What's the good news?  Your sales volume will explode.  You will instantaneously experience a surge in sales that you will find hard to believe.  On top of your increased volume, you will pass along your fees to the customer.  Why?  You can an extract a premium for your goods by offering it as an Amazon Prime eligible item, which broadens your sales base to Prime customers who pay $79/yr for unlimited 2-day shipping and a host of other added features.  Non-Prime customers who spend a minimum of $35 to get Free Super Saver Shipping will also be eligible to put your items into their cart to qualify for the $35 threshold.

The fees feel top-heavy, but when you start to make sales and see your transaction reports, you will probably recognize that you are making more money on each item and doing less work in the process.  That means fewer trips to the Post Office or UPS Store, less time spent packaging orders, and less time responding to e-mails.  Once the items are in Amazon's warehouse, your job is done, freeing you to source more inventory, send more items to Amazon, and make more money!

  2 comments for “Fulfillment by Amazon (FBA) Overview

  1. Steve
    February 16, 2014 at 1:29 am

    Hello there, I found your blog through a post of yours on Reddit. I have a couple questions about FBA. I have a few hundred dollars worth of books I’m looking to flip. I could do it pretty easily by just selling them at the buyback prices, but placing them on Amazon with FBA would double the profit. Is it worth the fees up front? I’m not sure if I want to turn this into a thing I’m doing every month. Though, as a student without a job I do have plenty of free time. Can you cancel and start back up FBA? How much do you think I would need to be making every month to make the fees worth it? Thanks for your time, this fantastic blog, and your Reddit posts.

    • Endpaper
      February 16, 2014 at 1:16 pm

      Thanks for reading and commenting! I’ll lay out a few options for you and your inventory.
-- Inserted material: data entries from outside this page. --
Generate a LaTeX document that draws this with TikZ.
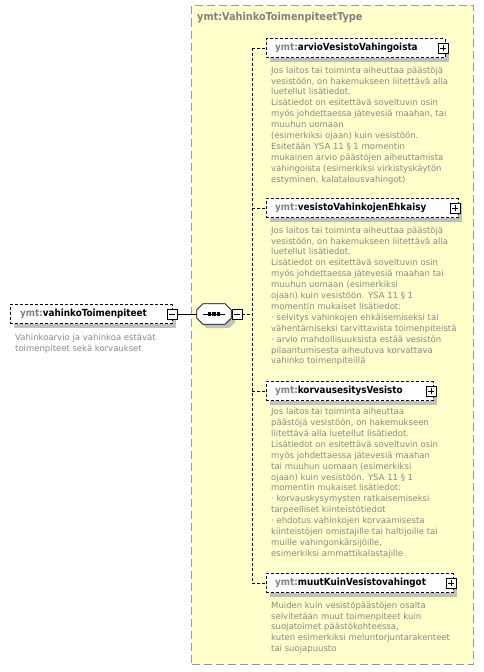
\documentclass[tikz,border=0pt]{standalone}
\usepackage{fontspec}
\setmainfont{DejaVu Sans Condensed}
\newfontfamily\descfont{DejaVu Sans}
\usetikzlibrary{shadows}
\definecolor{typefill}{HTML}{FFFFCC}
\definecolor{typeborder}{HTML}{999999}
\definecolor{shadowgray}{HTML}{C0C0C0}
\definecolor{desccolor}{HTML}{888888}
\definecolor{prefix}{HTML}{808080}
\tikzset{
  typebox/.style={draw=typeborder, fill=typefill, dash pattern=on 8pt off 4pt, line width=1pt},
  elbox/.style={draw=black, fill=white, dash pattern=on 3pt off 2pt, line width=0.8pt, minimum height=19pt, inner sep=0pt, anchor=west,
    drop shadow={shadow xshift=4pt, shadow yshift=-4pt, fill=shadowgray, opacity=1}},
  pmbox/.style={draw=black, fill=white, solid, line width=0.7pt, minimum size=10pt, inner sep=0pt},
  minusbox/.style={pmbox, path picture={\draw[line width=0.7pt] ([xshift=2pt]path picture bounding box.west) -- ([xshift=-2pt]path picture bounding box.east);}},
  plusbox/.style={pmbox, path picture={\draw[line width=0.7pt] ([xshift=2pt]path picture bounding box.west) -- ([xshift=-2pt]path picture bounding box.east);
      \draw[line width=0.7pt] ([yshift=-2pt]path picture bounding box.north) -- ([yshift=2pt]path picture bounding box.south);}},
  elname/.style={font=\fontsize{9.8}{12}\selectfont\bfseries, anchor=west, inner sep=0pt},
  titletext/.style={font=\fontsize{10.8}{12}\selectfont\bfseries, text=prefix, anchor=west, inner sep=0pt},
  desc/.style={font=\descfont\fontsize{8.5}{10.9}\selectfont, text=desccolor, align=left, anchor=north west, inner sep=0pt},
  seqbox/.style={minimum width=34pt, minimum height=20pt, inner sep=0pt},
  octline/.style={draw=black, fill=white, line width=0.8pt},
  conn/.style={draw=black, line width=0.8pt},
  dconn/.style={draw=black, line width=0.8pt, dash pattern=on 3pt off 2pt},
}
\newcommand{\pfx}{\textcolor{prefix}{ymt:}}
\newcommand{\octpath}[1]{([xshift=6pt]#1.north west) -- ([xshift=-6pt]#1.north east) -- ([yshift=-6pt]#1.north east) -- ([yshift=6pt]#1.south east) -- ([xshift=-6pt]#1.south east) -- ([xshift=6pt]#1.south west) -- ([yshift=6pt]#1.south west) -- ([yshift=-6pt]#1.north west) -- cycle}
\begin{document}
\begin{tikzpicture}[x=1pt,y=-1pt]
\useasboundingbox (0,0) rectangle (483,672);
% type box
\node[typebox, minimum width=282pt, minimum height=659pt, anchor=north west, inner sep=0pt] (type) at (191,5) {};
\node[titletext] (title) at (197,18) {ymt:VahinkoToimenpiteetType};
% root element
\node[elbox, minimum width=162pt] (root) at (10,314) {};
\node[elname] (rootname) at (20,314) {\pfx vahinkoToimenpiteet};
\node[minusbox] (rootm) at (172,314) {};
\node[desc] (rootdesc) at (15,334) {Vahinkoarvio ja vahinkoa estävät\\toimenpiteet sekä korvaukset};
% sequence
\node[seqbox] (seq) at (214,314) {};
\node[seqbox] (seqsh) at (218,318) {};
\fill[shadowgray] \octpath{seqsh};
\draw[octline] \octpath{seq};
\draw[line width=0.8pt] ([xshift=6pt]seq.west) -- ([xshift=-6pt]seq.east);
\foreach \dx [count=\i] in {-4.5,0,4.5}{
  \node[fill=black, minimum size=3.5pt, inner sep=0pt] (dot\i) at (214+\dx,314) {};
}
\node[minusbox] (seqm) at (237,314) {};
\coordinate (vj) at (252,314);
% children
\node[elbox, minimum width=179pt] (c1) at (266,48) {};
\node[elname] (c1name) at (275,48) {\pfx arvioVesistoVahingoista};
\node[plusbox] (c1p) at (443,48) {};
\node[desc] (c1desc) at (271,66.5) {Jos laitos tai toiminta aiheuttaa päästöjä\\vesistöön, on hakemukseen liitettävä alla\\luetellut lisätiedot.\\Lisätiedot on esitettävä soveltuvin osin\\myös johdettaessa jätevesiä maahan, tai\\muuhun uomaan\\(esimerkiksi ojaan) kuin vesistöön.\\Esitetään YSA 11 § 1 momentin\\mukainen arvio päästöjen aiheuttamista\\vahingoista (esimerkiksi virkistyskäytön\\estyminen, kalatalousvahingot)};

\node[elbox, minimum width=192pt] (c2) at (266,208) {};
\node[elname] (c2name) at (275,208) {\pfx vesistoVahinkojenEhkaisy};
\node[plusbox] (c2p) at (455,208) {};
\node[desc] (c2desc) at (271,226.5) {Jos laitos tai toiminta aiheuttaa päästöjä\\vesistöön, on hakemukseen liitettävä alla\\luetellut lisätiedot.\\Lisätiedot on esitettävä soveltuvin osin\\myös johdettaessa jätevesiä maahan tai\\muuhun uomaan (esimerkiksi\\ojaan) kuin vesistöön. YSA 11 § 1\\momentin mukaiset lisätiedot:\\· selvitys vahinkojen ehkäisemiseksi tai\\vähentämiseksi tarvittavista toimenpiteistä\\· arvio mahdollisuuksista estää vesistön\\pilaantumisesta aiheutuva korvattava\\vahinko toimenpiteillä};

\node[elbox, minimum width=167pt] (c3) at (266,391) {};
\node[elname] (c3name) at (275,391) {\pfx korvausesitysVesisto};
\node[plusbox] (c3p) at (431,391) {};
\node[desc] (c3desc) at (271,408) {Jos laitos tai toiminta aiheuttaa\\päästöjä vesistöön, on hakemukseen\\liitettävä alla luetellut lisätiedot.\\Lisätiedot on esitettävä soveltuvin osin\\myös johdettaessa jätevesiä maahan\\tai muuhun uomaan (esimerkiksi\\ojaan) kuin vesistöön. YSA 11 § 1\\momentin mukaiset lisätiedot:\\· korvauskysymysten ratkaisemiseksi\\tarpeelliset kiinteistötiedot\\· ehdotus vahinkojen korvaamisesta\\kiinteistöjen omistajille tai haltijoille tai\\muille vahingonkärsijöille,\\esimerkiksi ammattikalastajille};

\node[elbox, minimum width=187pt] (c4) at (266,583) {};
\node[elname] (c4name) at (275,583) {\pfx muutKuinVesistovahingot};
\node[plusbox] (c4p) at (451,583) {};
\node[desc] (c4desc) at (271,601.5) {Muiden kuin vesistöpäästöjen osalta\\selvitetään muut toimenpiteet kuin\\suojatoimet päästökohteessa,\\kuten esimerkiksi meluntorjuntarakenteet\\tai suojapuusto};
% connectors
\draw[conn] (rootm.east) -- (seq.west);
\draw[dconn] (seqm.east) -- (vj);
\draw[dconn] (c1.west -| vj) -- (c4.west -| vj);
\foreach \c in {c1,c2,c3,c4}{
  \draw[dconn] (\c.west -| vj) -- (\c.west);
}
\end{tikzpicture}
\end{document}
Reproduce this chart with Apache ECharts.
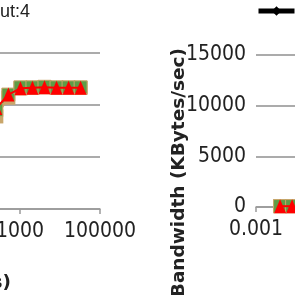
<!DOCTYPE html>
<html><head><meta charset="utf-8">
<script src="https://cdn.jsdelivr.net/npm/echarts@6/dist/echarts.min.js"></script>
<style>html,body{margin:0;padding:0;background:#fff}#c{width:295px;height:295px}</style>
</head><body><div id="c"></div>
<script>
// ---- data ----
const leftSizes = [256, 512, 1024, 2048, 4096, 8192, 16384, 32768];
const blackLeft = [9300, 10900, 11700, 11750, 11800, 11750, 11750, 11750];
const tanLeft   = [8900, 10700, 11600, 11650, 11700, 11650, 11650, 11650];
const greenLeft = [9500, 11000, 11700, 11700, 11750, 11700, 11700, 11700];
const redLeft   = [9700, 11000, 11600, 11650, 11700, 11650, 11650, 11650];
const rightX = [0.004, 0.008];
const blackRight = [70, 70];
const tanRight   = [70, 70];
const greenRight = [90, 90];
const redRight   = [80, 80];
const seriesNames = ['Series 1', 'Series 2', 'Series 3', 'Series 4'];
const yMax = 15000, yStep = 5000;
const logMin = -3, logMax = 5, logStep = 2;
const titleText = 'ut:4';
const xNameFragment = 's)';
const yName = 'Bandwidth (KBytes/sec)';

// ---- chart ----
const FONT = "'Liberation Sans Narrow','DejaVu Sans Condensed',sans-serif";
const BOLD = "bold 18.5px 'DejaVu Sans',sans-serif";
const pts = (xs, ys) => xs.map((x, i) => [Math.log10(x), ys[i]]);
const tickFmt = v => String(Number(Math.pow(10, v).toPrecision(1)));
const gridLine = {show: true, lineStyle: {color: '#8f8f8f', width: 1.5}};
function xAxis(gi) {
  return {type: 'value', gridIndex: gi, min: logMin, max: logMax, interval: logStep,
    axisLine: {show: true, lineStyle: {color: '#9a9a9a', width: 1.5}},
    axisTick: {show: true, length: 5, lineStyle: {color: '#9a9a9a', width: 1.5}},
    axisLabel: {formatter: tickFmt, fontFamily: FONT, fontSize: 21, color: '#222', margin: 12, hideOverlap: false},
    splitLine: {show: false}};
}
function yAxis(gi, showLabels) {
  return {type: 'value', gridIndex: gi, min: 0, max: yMax, interval: yStep,
    axisLine: {show: true, lineStyle: {color: '#c8c8c8', width: 1}},
    axisTick: {show: true, length: 5, lineStyle: {color: '#8f8f8f', width: 1.5}},
    axisLabel: {show: showLabels, formatter: v => String(v), fontFamily: FONT, fontSize: 21, color: '#222', margin: 10},
    splitLine: gridLine};
}
const styles = [
  {symbol: 'diamond', symbolSize: [9, 12], color: '#000', lw: 4},
  {symbol: 'rect', symbolSize: 14, color: '#C9A66B', lw: 2},
  {symbol: 'rect', symbolSize: 13, color: '#5E9C46', lw: 2},
  {symbol: 'triangle', symbolSize: [12, 14], color: '#FF0000', lw: 2}
];
const leftData = [blackLeft, tanLeft, greenLeft, redLeft];
const rightData = [blackRight, tanRight, greenRight, redRight];
const series = [];
[0, 1].forEach(gi => {
  styles.forEach((s, k) => {
    series.push({
      type: 'line', name: seriesNames[k], xAxisIndex: gi, yAxisIndex: gi,
      data: gi === 0 ? pts(leftSizes, leftData[k]) : pts(rightX, rightData[k]),
      symbol: s.symbol, symbolSize: s.symbolSize, showAllSymbol: true,
      itemStyle: {color: s.color, borderColor: k === 2 ? '#C9A66B' : s.color, borderWidth: k === 2 ? 1 : 0},
      lineStyle: {color: s.color, width: s.lw}, z: 2 + k, animation: false
    });
  });
});
const chart = echarts.init(document.getElementById('c'), null, {renderer: 'canvas'});
chart.setOption({
  animation: false,
  backgroundColor: '#fff',
  grid: [
    {left: -220, top: 53, width: 320, height: 156, containLabel: false, outerBoundsMode: 'none'},
    {left: 256, top: 55, width: 320, height: 152, containLabel: false, outerBoundsMode: 'none'}
  ],
  xAxis: [xAxis(0), xAxis(1)],
  yAxis: [yAxis(0, false), yAxis(1, true)],
  legend: {left: 256, top: 5, padding: 0, itemWidth: 36, itemHeight: 12, itemGap: 20, orient: 'horizontal', width: 2000,
    lineStyle: {width: 5}, data: seriesNames, textStyle: {fontFamily: FONT, fontSize: 12}},
  series: series,
  graphic: [
    {type: 'text', left: 0, top: 3, style: {text: titleText, font: "18px 'Liberation Sans',sans-serif", fill: '#222'}},
    {type: 'text', x: 11, y: 283, style: {text: xNameFragment, font: BOLD, fill: '#222', align: 'right', verticalAlign: 'middle'}},
    {type: 'text', x: 179, y: 48, rotation: Math.PI / 2, style: {text: yName, font: BOLD, fill: '#222', align: 'right', verticalAlign: 'middle'}}
  ]
});
</script></body></html>
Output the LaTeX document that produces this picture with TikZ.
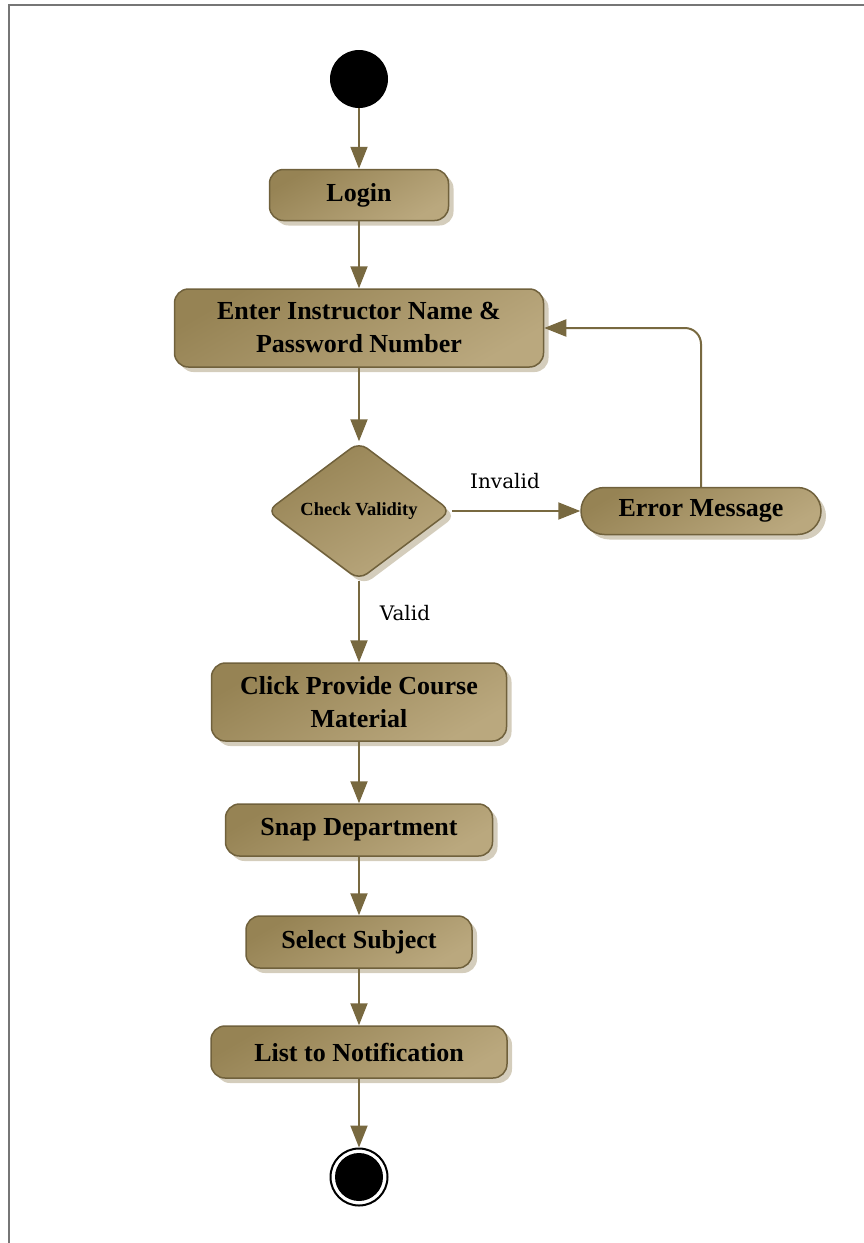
\documentclass[tikz,border=0pt]{standalone}
\usepackage{fontspec}
\setmainfont{Liberation Serif}
\newfontfamily\labelfont{DejaVu Serif}
\usetikzlibrary{shapes.geometric, arrows.meta, shadows}

\definecolor{boxdark}{RGB}{150,131,84}
\definecolor{boxlight}{RGB}{186,168,126}
\definecolor{boxedge}{RGB}{112,97,60}
\definecolor{flow}{RGB}{120,105,64}
\definecolor{shadowtone}{RGB}{212,205,188}
\definecolor{framegray}{RGB}{118,118,118}

\tikzset{
  boxshadow/.style={drop shadow={shadow xshift=5pt, shadow yshift=-5pt, fill=shadowtone, opacity=1}},
  activity/.style={draw=boxedge, line width=1.5pt, rounded corners=14pt,
    top color=boxdark, bottom color=boxlight, shading angle=30,
    boxshadow, inner sep=2pt, align=center,
    font=\bfseries\fontsize{26}{33}\selectfont},
  decision/.style={diamond, draw=boxedge, line width=1.5pt, rounded corners=10pt,
    top color=boxdark, bottom color=boxlight, shading angle=30,
    boxshadow, inner sep=1pt, minimum width=184pt, minimum height=138pt,
    font=\bfseries\fontsize{18.5}{22}\selectfont},
  startnode/.style={circle, fill=black, minimum size=58pt, inner sep=0pt},
  endnode/.style={circle, draw=black, line width=2pt, fill=white,
    minimum size=57pt, inner sep=0pt,
    path picture={\fill[black] (path picture bounding box.center) circle (24pt);}},
  flowline/.style={draw=flow, line width=2pt, -{Triangle[length=22pt, width=17pt]}},
  flowlabel/.style={font=\labelfont\fontsize{20}{24}\selectfont, inner sep=0pt},
}

\begin{document}
\begin{tikzpicture}[x=1pt, y=1pt]
  \useasboundingbox (0,0) rectangle (864,-1243);
  % page frame (top and left edges)
  \draw[framegray, line width=1.5pt] (9,-1243) -- (9,-5) -- (864,-5);

  % activities
  \node[startnode] (start) at (359,-79) {};
  \node[activity, minimum width=179pt, minimum height=51pt] (login) at (359,-195) {Login};
  \node[activity, minimum width=369pt, minimum height=78pt] (enter) at (359,-328)
    {Enter Instructor Name \&\\Password Number};
  \node[decision] (check) at (359,-511) {Check Validity};
  \node[activity, rounded corners=23.5pt, minimum width=240pt, minimum height=47pt] (error) at (701,-511) {Error Message};
  \node[activity, minimum width=295pt, minimum height=78pt] (click) at (359,-702)
    {Click Provide Course\\Material};
  \node[activity, minimum width=267pt, minimum height=52pt] (snap) at (359,-830) {Snap Department};
  \node[activity, minimum width=226pt, minimum height=52pt] (select) at (359,-942) {Select Subject};
  \node[activity, minimum width=296pt, minimum height=52pt] (list) at (359,-1052) {List to Notification};
  \node[endnode] (end) at (359,-1177) {};

  % guard labels
  \node[flowlabel] (invalid) at (505,-481) {Invalid};
  \node[flowlabel] (valid) at (405,-613) {Valid};

  % control flow
  \draw[flowline] (start) -- (login);
  \draw[flowline] (login) -- (enter);
  \draw[flowline] (enter) -- (check);
  \draw[flowline] (check) -- (error);
  \draw[flowline, rounded corners=16pt] (error.north) |- (enter.east);
  \draw[flowline] (check) -- (click);
  \draw[flowline] (click) -- (snap);
  \draw[flowline] (snap) -- (select);
  \draw[flowline] (select) -- (list);
  \draw[flowline] (list) -- (end);
\end{tikzpicture}
\end{document}
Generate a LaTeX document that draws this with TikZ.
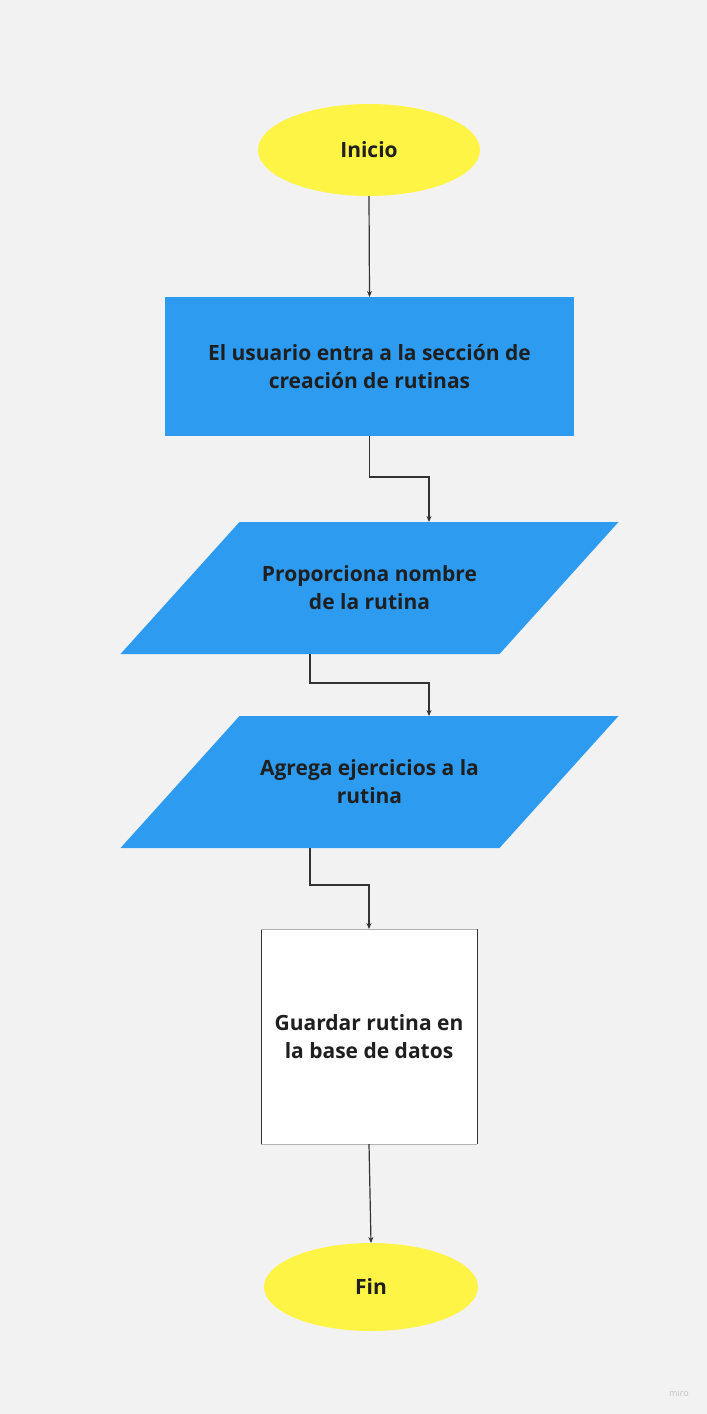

      You are already aware of Amazon’s buyback program, but do you know about Bookscouter.com? You should definitely check into Bookscouter if you want to offload your books easily. Look up your book via ISBN, see what the vendors will pay you for the book, send your books to the buyer, and get paid! It’s pretty awesome and takes out all of the back-end work of fulfilling inventory yourself. Plus, the vendors tend to pay better than the Amazon buyback program, and you get paid in cash, not Amazon gift cards.

      If you’ve got the book selling bug, open up your own Merchant account on Amazon and start small. Forget about FBA for now. It’s great, but it’s more of an advanced topic in reselling. Getting into FBA is pretty easy, but getting out is more difficult. What do you do with the inventory that won’t sell? It’s taking up space in a warehouse and costing you a little bit of money each month until it sells. To make FBA worth your time and effort, you need to be moving at least 40 items per month to cover the $39.99 Pro Merchant fee. You could turn this into a lucrative part-time job if you can figure out how to source inventory with some consistency. Once you get started, it’s hard to stop! If you feel like you want to turn your free time into work, and you will work to find inventory, list it, ship it, and deal with customers, start by setting up a Merchant account and fulfilling the items yourself. You will need some basic shipping supplies and a little patience to learn the business, but your items will sell. If it feels like a good fit to you and you see a way to grow your business with FBA, give it a try. I was skeptical of it at first but became a true believer and advocate of its power once I understood how to work the FBA system to my advantage.

      Start small, see what happens. Dip a toe in before you put your head underwater. Let me know if you have any more questions!